By contrast, consider how the [netflow_pd.py](https://github.com/ticdat/ticdat/blob/master/examples/gurobipy/netflow/netflow_pd.py) `ticdat` example handles a similar problem. 

In [8]:
import netflow_pd
dat = netflow_pd.input_schema.csv.create_pan_dat("netflow_sample_data")

The `dat` object here has `DataFrame` attributes, similar to `data`. Let's create a similar data integrity problem and see how `netflow_pd` handles it.

In [9]:
dat.commodities.loc[len(dat.commodities)] = ['Pencils', 1.3]
dat.commodities

Unnamed: 0,Name,Volume
0,Pencils,0.5
1,Pens,0.2125
2,Pencils,1.3


In [10]:
netflow_pd.solve(dat)

AssertionError: 

We have an error message, but a much clearer one.
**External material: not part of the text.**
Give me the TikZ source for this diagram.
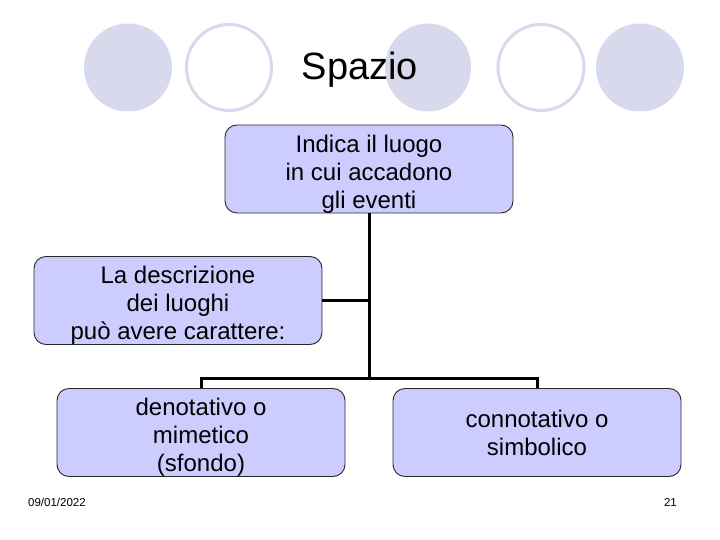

The problem is `input_schema.find_duplicates` found something. The natural next step is to see what it found.

In [11]:
netflow_pd.input_schema.find_duplicates(dat)

{'commodities':       Name  Volume
 2  Pencils     1.3}

Lets look at this a bit more closely.

In [12]:
netflow_pd.input_schema.find_duplicates(dat)["commodities"]

Unnamed: 0,Name,Volume
2,Pencils,1.3


`ticdat` identified the problem for us quite nicely. There is a second row in the commodities table for "Pencils". 

Of course, `ticdat` here just functioned as a thin library on top of `pandas`. The `find_duplicates` routine is actually implemented by calling `DataFrame.duplicated`. If you'd rather make that call directly, rather than use `ticdat`, feel free. The point is this - a brittle subroutine is a buggy subroutine. Don't assume that the magic data fairy is going to pass you perfect `DataFrame` objects. Validate any assumptions you make about your subroutine arguments prior to running the optimization logic.